SELECT id, title, body, 
MATCH (title,body) AGAINST ('database' IN BOOLEAN MODE) AS score
FROM articles ORDER BY score DESC;
+----+------------------------------+-------------------------------------+---------------------+
| id | title                        | body                                | score               |
+----+------------------------------+-------------------------------------+---------------------+
|  6 | Database, Database, Database | database database database          |  1.0886961221694946 |
|  3 | Optimizing Your Database     | In this database tutorial ...       | 0.36289870738983154 |
|  1 | MySQL Tutorial               | This database tutorial ...          | 0.18144935369491577 |
|  2 | How To Use MySQL             | After you went through a ...        |                   0 |
|  4 | MySQL vs. YourSQL            | When comparing databases ...        |                   0 |
|  5 | MySQL Security               | When configured properly, MySQL ... |                   0 |
|  7 | 1001 MySQL Tricks            | 1. Never run mysqld as root. 2. ... |                   0 |
|  8 | MySQL Full-Text Indexes      | MySQL fulltext indexes use a ..     |                   0 |
+----+------------------------------+-------------------------------------+---------------------+
8 rows in set (0.00 sec)

There are 8 records in total, with 3 that match the “database” search term. The first record (id 6) contains the search term 6 times and has a relevancy ranking of 1.0886961221694946. This ranking value is calculated using a TF value of 6 (the “database” search term appears 6 times in record id 6) and an IDF value of 0.42596873216370745, which is calculated as follows (where 8 is the total number of records and 3 is the number of records that the search term appears in):

${IDF} = LOG10( 8 / 3 ) = 0.42596873216370745
The TF and IDF values are then entered into the ranking formula:

${rank} = ${TF} * ${IDF} * ${IDF}
Performing the calculation in the MySQL command-line client returns a ranking value of 1.088696164686938.
SELECT 6*LOG10(8/3)*LOG10(8/3);
+-------------------------+
| 6*LOG10(8/3)*LOG10(8/3) |
+-------------------------+
|       1.088696164686938 |
+-------------------------+
1 row in set (0.00 sec)

Note

You may notice a slight difference in the ranking values returned by the SELECT ... MATCH ... AGAINST statement and the MySQL command-line client (1.0886961221694946 versus 1.088696164686938). The difference is due to how the casts between integers and floats/doubles are performed internally by InnoDB (along with related precision and rounding decisions), and how they are performed elsewhere, such as in the MySQL command-line client or other types of calculators.

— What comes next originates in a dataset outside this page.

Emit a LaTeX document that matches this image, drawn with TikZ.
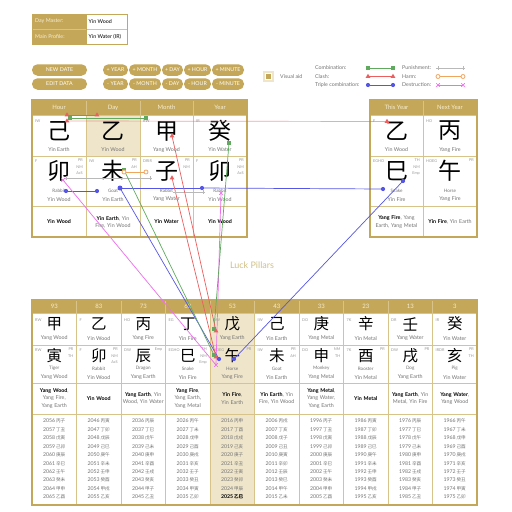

This example demonstrates the relevancy ranking calculation for a multiple-word full-text search based on the articles table and data used in the previous example.

If you search on more than one word, the relevancy ranking value is a sum of the relevancy ranking value for each word, as shown in this formula:

${rank} = ${TF} * ${IDF} * ${IDF} + ${TF} * ${IDF} * ${IDF}
Performing a search on two terms ('mysql tutorial') returns the following results:
SELECT id, title, body, MATCH (title,body)  
AGAINST ('mysql tutorial' IN BOOLEAN MODE) AS score
FROM articles ORDER BY score DESC;
+----+------------------------------+-------------------------------------+----------------------+
| id | title                        | body                                | score                |
+----+------------------------------+-------------------------------------+----------------------+
|  1 | MySQL Tutorial               | This database tutorial ...          |   0.7405621409416199 |
|  3 | Optimizing Your Database     | In this database tutorial ...       |   0.3624762296676636 |
|  5 | MySQL Security               | When configured properly, MySQL ... | 0.031219376251101494 |
|  8 | MySQL Full-Text Indexes      | MySQL fulltext indexes use a ..     | 0.031219376251101494 |
|  2 | How To Use MySQL             | After you went through a ...        | 0.015609688125550747 |
|  4 | MySQL vs. YourSQL            | When comparing databases ...        | 0.015609688125550747 |
|  7 | 1001 MySQL Tricks            | 1. Never run mysqld as root. 2. ... | 0.015609688125550747 |
|  6 | Database, Database, Database | database database database          |                    0 |
+----+------------------------------+-------------------------------------+----------------------+
8 rows in set (0.00 sec)

In the first record (id 8), 'mysql' appears once and 'tutorial' appears twice. There are six matching records for 'mysql' and two matching records for 'tutorial'. The MySQL command-line client returns the expected ranking value when inserting these values into the ranking formula for a multiple word search:

SELECT (1*log10(8/6)*log10(8/6)) + (2*log10(8/2)*log10(8/2));
+-------------------------------------------------------+
| (1*log10(8/6)*log10(8/6)) + (2*log10(8/2)*log10(8/2)) |
+-------------------------------------------------------+
|                                    0.7405621541938003 |
+-------------------------------------------------------+
1 row in set (0.00 sec)

Note

The slight difference in the ranking values returned by the SELECT ... MATCH ... AGAINST statement and the MySQL command-line client is explained in the preceding example.